3. A process for precluding coarsening of particles of a first metal in an anode, for use in a solid oxide fuel cell, the process comprising:

forming an electrolyte substrate; and

forming an anode layer on the electrolyte substrate, the anode layer containing at least particles of a first metal with at least a metal oxide dispersed in the first metal in an amount relative to the first metal effective to substantially preclude coarsening of the particles as a result of operation of the solid oxide fuel cell.

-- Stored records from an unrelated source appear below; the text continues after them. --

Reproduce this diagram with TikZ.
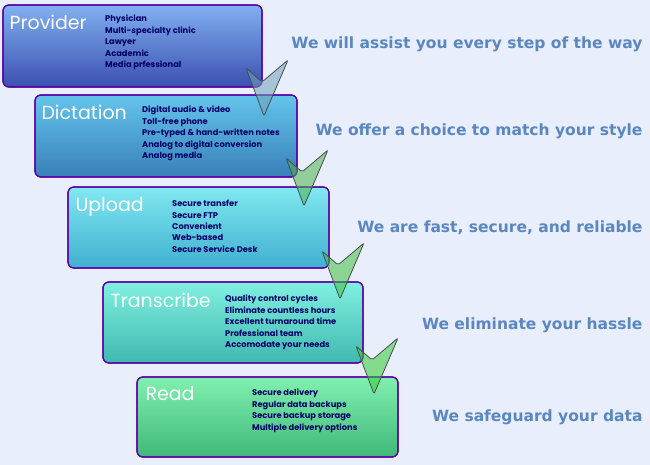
\documentclass[tikz,border=0pt]{standalone}
\usepackage{fontspec}
\setmainfont{DejaVu Sans}
\newfontfamily\gfont{Poppins}
\begin{document}
\begin{tikzpicture}[x=1pt,y=-1pt,
 box/.style={rounded corners=6pt, draw=violet!70!blue, line width=1.2pt},
 ttl/.style={anchor=west, text=white, font=\gfont\fontsize{19}{19}\selectfont},
 itm/.style={anchor=north west, text=blue!40!black, font=\gfont\bfseries\fontsize{8.3}{11.4}\selectfont, align=left, inner sep=0pt},
 tag/.style={anchor=east, font=\bfseries\fontsize{15.5}{16}\selectfont},
 chev/.style={draw=gray!60!black, line width=0.8pt, fill opacity=0.55, rounded corners=2pt}]
\definecolor{bg}{HTML}{E8EEFC}
\definecolor{tagc}{HTML}{5B87C0}
\fill[bg] (0,0) rectangle (650,465);
\useasboundingbox (0,0) rectangle (650,465);
% boxes
\shade[box,top color={rgb,255:red,128;green,176;blue,240}, bottom color={rgb,255:red,60;green,80;blue,176}] (3,5) rectangle (262,87);
\draw[box] (3,5) rectangle (262,87);
\shade[box,top color={rgb,255:red,100;green,196;blue,236}, bottom color={rgb,255:red,56;green,128;blue,184}] (35,95) rectangle (297,177);
\draw[box] (35,95) rectangle (297,177);
\shade[box,top color={rgb,255:red,128;green,232;blue,240}, bottom color={rgb,255:red,64;green,176;blue,208}] (68,187) rectangle (329,268);
\draw[box] (68,187) rectangle (329,268);
\shade[box,top color={rgb,255:red,128;green,240;blue,224}, bottom color={rgb,255:red,64;green,184;blue,176}] (103,282) rectangle (363,363);
\draw[box] (103,282) rectangle (363,363);
\shade[box,top color={rgb,255:red,128;green,240;blue,176}, bottom color={rgb,255:red,64;green,184;blue,120}] (137,377) rectangle (398,457);
\draw[box] (137,377) rectangle (398,457);
% titles
\node[ttl] (t1) at (6,22) {Provider};
\node[ttl] (t2) at (38,112) {Dictation};
\node[ttl] (t3) at (72,207) {Upload};
\node[ttl] (t4) at (107,300) {Transcribe};
\node[ttl] (t5) at (142,394) {Read};
% items
\node[itm] (i1) at (105,15) {Physician\\Multi-specialty clinic\\Lawyer\\Academic\\Media prfessional};
\node[itm] (i2) at (142,106) {Digital audio \& video\\Toll-free phone\\Pre-typed \& hand-written notes\\Analog to digital conversion\\Analog media};
\node[itm] (i3) at (172,200) {Secure transfer\\Secure FTP\\Convenient\\Web-based\\Secure Service Desk};
\node[itm] (i4) at (225,295) {Quality control cycles\\Eliminate countless hours\\Excellent turnaround time\\Professional team\\Accomodate your needs};
\node[itm] (i5) at (252,389) {Secure delivery\\Regular data backups\\Secure backup storage\\Multiple delivery options};
% chevrons
\foreach \dx/\dy/\c in {0/0/cyan!40!gray, 40/90/green!40!gray, 76/183/green!50!gray, 110/278/green!60!gray}{
 \filldraw[chev, fill=\c] (246+\dx,68+\dy) -- (262+\dx,82+\dy) -- (288+\dx,60+\dy) -- (264+\dx,116+\dy) -- cycle;
}
% taglines
\node[tag,text=tagc] (g1) at (646,44) {We will assist you every step of the way};
\node[tag,text=tagc] (g2) at (646,131) {We offer a choice to match your style};
\node[tag,text=tagc] (g3) at (646,228) {We are fast, secure, and reliable};
\node[tag,text=tagc] (g4) at (646,325) {We eliminate your hassle};
\node[tag,text=tagc] (g5) at (646,417) {We safeguard your data};
\end{tikzpicture}
\end{document}
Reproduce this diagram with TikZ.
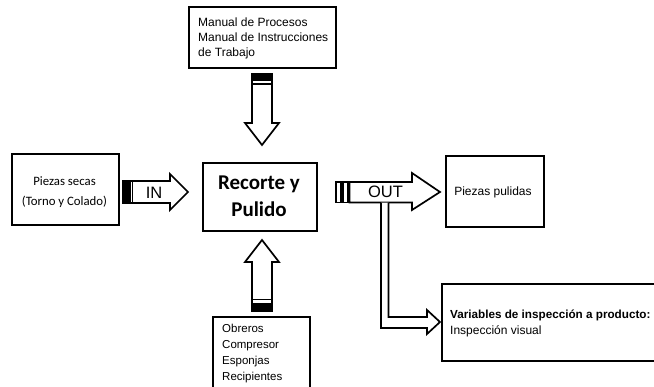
\documentclass[tikz,border=0pt]{standalone}
\usepackage{fontspec}
\setmainfont{Liberation Sans}
\newfontfamily\calibri{Carlito}
\begin{document}
\begin{tikzpicture}[x=1pt,y=-1pt,
  box/.style={draw=black, line width=1.8pt, inner sep=0pt},
  mainbox/.style={draw=black, line width=2.4pt, inner sep=0pt},
  txt/.style={inner sep=0pt, align=left},
  blockarrow/.style={draw=black, line width=1.7pt, fill=white, line join=miter},
  band/.style={fill=black},
  tagtxt/.style={inner sep=0pt, font={\fontsize{16.5}{18}\selectfont}},
]
\useasboundingbox (0,0) rectangle (654,386);
\clip (0,0) rectangle (654,386);

% ---- boxes ----
\node[box, minimum width=147pt, minimum height=61pt, anchor=north west] (docs) at (188,6) {};
\node[txt, anchor=west, font={\fontsize{12}{15}\selectfont}] (docs-t) at (198,38.5)
  {Manual de Procesos\\Manual de Instrucciones\\de Trabajo};

\node[box, minimum width=107pt, minimum height=71pt, anchor=north west] (input) at (11,153) {};
\node[inner sep=0pt, align=center, font={\calibri\fontsize{12.8}{20}\selectfont}] (input-t) at (64.5,192.5)
  {Piezas secas\\(Torno y Colado)};

\node[mainbox, minimum width=114pt, minimum height=68pt, anchor=north west] (proc) at (202,162) {};
\node[inner sep=0pt, align=center, font={\calibri\bfseries\fontsize{21}{27}\selectfont}] (proc-t) at (259,196.5)
  {Recorte y\\Pulido};

\node[box, minimum width=98pt, minimum height=71pt, anchor=north west] (output) at (445,155) {};
\node[inner sep=0pt, font={\fontsize{12}{15}\selectfont}] (output-t) at (493,192) {Piezas pulidas};

\node[box, minimum width=97pt, minimum height=80pt, anchor=north west] (res) at (212,316) {};
\node[txt, anchor=west, font={\fontsize{11.5}{16}\selectfont}] (res-t) at (222,353.5)
  {Obreros\\Compresor\\Esponjas\\Recipientes};

\node[box, minimum width=225pt, minimum height=77pt, anchor=north west] (insp) at (441,283) {};
\node[txt, anchor=west, font={\fontsize{12}{16}\selectfont}] (insp-t) at (450,323.5)
  {\textbf{\fontsize{11.7}{16}\selectfont Variables de inspección a producto:}\\Inspección visual};

% ---- control arrow (down, from the documents box) ----
\draw[blockarrow] (252,74) -- (272,74) -- (272,123) -- (279,123) -- (262,145)
  -- (245,123) -- (252,123) -- cycle;
\fill[band] (252,74) rectangle (272,80.5);
\draw[line width=1.6pt] (252,84.2) -- (272,84.2);

% ---- resources arrow (up, from the resources box) ----
\draw[blockarrow] (262,240) -- (279,262) -- (272,262) -- (272,311) -- (252,311)
  -- (252,262) -- (245,262) -- cycle;
\fill[band] (252,303.3) rectangle (272,311);
\draw[line width=1.6pt] (252,299.5) -- (272,299.5);

% ---- IN arrow ----
\draw[blockarrow] (123,181) -- (170,181) -- (170,174) -- (188,192) -- (170,210)
  -- (170,203) -- (123,203) -- cycle;
\fill[band] (123,181) rectangle (130.5,203);
\draw[line width=1.6pt] (132.5,181) -- (132.5,203);
\node[tagtxt] (in-t) at (154,192.5) {IN};

% ---- OUT arrow ----
\draw[blockarrow] (336,182) rectangle (341,202.5);
\draw[blockarrow] (342.8,182) rectangle (347.8,202.5);
\draw[blockarrow] (349.5,182) -- (412,182) -- (412,173) -- (440,192) -- (412,210)
  -- (412,202.5) -- (349.5,202.5) -- cycle;
\node[tagtxt] (out-t) at (385.5,191.5) {OUT};

% ---- branch to the inspection box ----
\coordinate (br-o) at (381,202.5);
\coordinate (br-i) at (388.5,202.5);
\draw[blockarrow] (br-o) -- (381,328) -- (427,328) -- (427,334) -- (440,322)
  -- (427,310) -- (427,317) -- (388.5,317) -- (br-i);
\end{tikzpicture}
\end{document}
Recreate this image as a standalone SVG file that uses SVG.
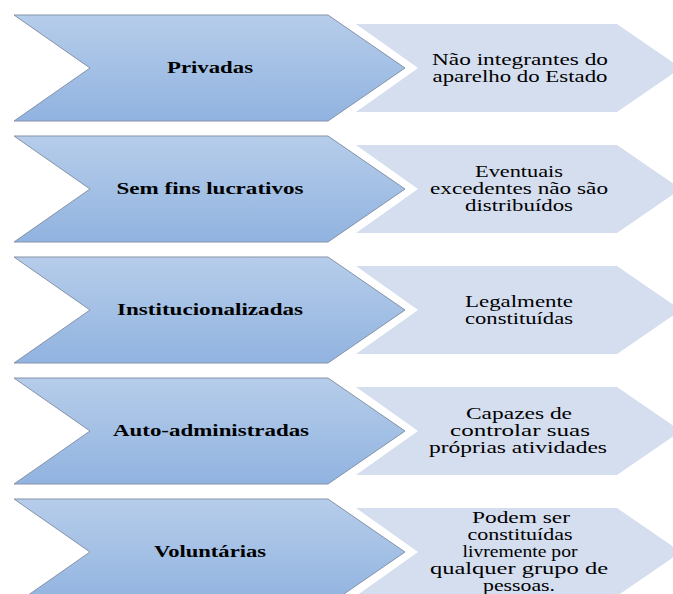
<svg xmlns="http://www.w3.org/2000/svg" width="673" height="594" viewBox="0 0 673 594">
<defs>
<linearGradient id="g" x1="0" y1="0" x2="0" y2="1">
<stop offset="0" stop-color="#b6cdea"/>
<stop offset="1" stop-color="#91b3e0"/>
</linearGradient>
<polygon id="dark" points="14,15 328,15 405,68 328,121 14,121 90,68"/>
<polygon id="light" points="356,24 617,24 681,68 617,112 356,112 418,68"/>
</defs>
<style>
.d{fill:url(#g);stroke:#8593aa;stroke-width:1}
.l{fill:#d5deef}
</style>
<rect width="673" height="594" fill="#fff"/>
<g id="connectors"/>
<g id="row1">
<use href="#light" class="l"/>
<use href="#dark" class="d"/>
<text style="font-family:'Liberation Serif',serif;font-size:16px;font-weight:bold" text-anchor="middle" x="210" y="73" textLength="86" lengthAdjust="spacingAndGlyphs">Privadas</text>
<text style="font-family:'Liberation Serif',serif;font-size:16px" text-anchor="middle" x="520" y="64.5" textLength="176" lengthAdjust="spacingAndGlyphs">Não integrantes  do</text>
<text style="font-family:'Liberation Serif',serif;font-size:16px" text-anchor="middle" x="520" y="81.5" textLength="175" lengthAdjust="spacingAndGlyphs">aparelho  do Estado</text>
</g>
<g id="row2" transform="translate(0,121)">
<use href="#light" class="l"/>
<use href="#dark" class="d"/>
<text style="font-family:'Liberation Serif',serif;font-size:16px;font-weight:bold" text-anchor="middle" x="210" y="73" textLength="187" lengthAdjust="spacingAndGlyphs">Sem fins lucrativos</text>
<text style="font-family:'Liberation Serif',serif;font-size:16px" text-anchor="middle" x="519" y="56" textLength="88" lengthAdjust="spacingAndGlyphs">Eventuais</text>
<text style="font-family:'Liberation Serif',serif;font-size:16px" text-anchor="middle" x="519" y="73" textLength="178" lengthAdjust="spacingAndGlyphs">excedentes não são</text>
<text style="font-family:'Liberation Serif',serif;font-size:16px" text-anchor="middle" x="519" y="90" textLength="108" lengthAdjust="spacingAndGlyphs">distribuídos</text>
</g>
<g id="row3" transform="translate(0,242)">
<use href="#light" class="l"/>
<use href="#dark" class="d"/>
<text style="font-family:'Liberation Serif',serif;font-size:16px;font-weight:bold" text-anchor="middle" x="210" y="73" textLength="186" lengthAdjust="spacingAndGlyphs">Institucionalizadas</text>
<text style="font-family:'Liberation Serif',serif;font-size:16px" text-anchor="middle" x="519" y="64.5" textLength="108" lengthAdjust="spacingAndGlyphs">Legalmente</text>
<text style="font-family:'Liberation Serif',serif;font-size:16px" text-anchor="middle" x="519" y="81.5" textLength="108" lengthAdjust="spacingAndGlyphs">constituídas</text>
</g>
<g id="row4" transform="translate(0,363)">
<use href="#light" class="l"/>
<use href="#dark" class="d"/>
<text style="font-family:'Liberation Serif',serif;font-size:16px;font-weight:bold" text-anchor="middle" x="211" y="73" textLength="196" lengthAdjust="spacingAndGlyphs">Auto-administradas</text>
<text style="font-family:'Liberation Serif',serif;font-size:16px" text-anchor="middle" x="519" y="56" textLength="106" lengthAdjust="spacingAndGlyphs">Capazes  de</text>
<text style="font-family:'Liberation Serif',serif;font-size:16px" text-anchor="middle" x="520" y="73" textLength="140" lengthAdjust="spacingAndGlyphs">controlar  suas</text>
<text style="font-family:'Liberation Serif',serif;font-size:16px" text-anchor="middle" x="518" y="90" textLength="178" lengthAdjust="spacingAndGlyphs">próprias atividades</text>
</g>
<g id="row5" transform="translate(0,484)">
<use href="#light" class="l"/>
<use href="#dark" class="d"/>
<text style="font-family:'Liberation Serif',serif;font-size:16px;font-weight:bold" text-anchor="middle" x="210" y="73" textLength="112" lengthAdjust="spacingAndGlyphs">Voluntárias</text>
<text style="font-family:'Liberation Serif',serif;font-size:16px" text-anchor="middle" x="521" y="39" textLength="98" lengthAdjust="spacingAndGlyphs">Podem ser</text>
<text style="font-family:'Liberation Serif',serif;font-size:16px" text-anchor="middle" x="520" y="56" textLength="105" lengthAdjust="spacingAndGlyphs">constituídas</text>
<text style="font-family:'Liberation Serif',serif;font-size:16px" text-anchor="middle" x="520" y="73" textLength="115" lengthAdjust="spacingAndGlyphs">livremente por</text>
<text style="font-family:'Liberation Serif',serif;font-size:16px" text-anchor="middle" x="519" y="90" textLength="178" lengthAdjust="spacingAndGlyphs">qualquer grupo  de</text>
<text style="font-family:'Liberation Serif',serif;font-size:16px" text-anchor="middle" x="519" y="107" textLength="72" lengthAdjust="spacingAndGlyphs">pessoas.</text>
</g>
</svg>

4. The process for making an anode, for use in a solid oxide fuel cell, according to claim 3, wherein the forming of the electrolyte substrate further comprises fabricating the electrolyte substrate at least in part from at least one material selected from the group consisting of zirconia and ceria.

5. The process for making an anode, for use in a solid oxide fuel cell, according to claim 3, wherein the first metal is nickel.

6. The process for making an anode, for use in a solid oxide fuel cell, according to claim 5, wherein the metal oxide is magnesium oxide.

7. The process for making an anode, for use in a solid oxide fuel cell, according to claim 6, wherein magnesium oxide is present in an amount of 5 to 30 mole percent relative to the nickel in the anode layer.

8. The process for making an anode, for use in a solid oxide fuel cell, according to claim 6, wherein nickel particles with magnesium oxide dispersed therein comprises 30 to 60 volume percent of the anode layer.

9. The process for making an anode, for use in a solid oxide fuel cell, according to claim 6, wherein 40 to 70 volume percent of the anode layer is an oxygen ion conducting ceramic material.

10. The process for making an anode, for use in a solid oxide fuel cell, according to claim 6, wherein the anode layer is formed from a solid solution of nickel oxide and magnesium oxide, wherein the nickel oxide is chemically reduced to metallic nickel during operation of the solid oxide fuel cell.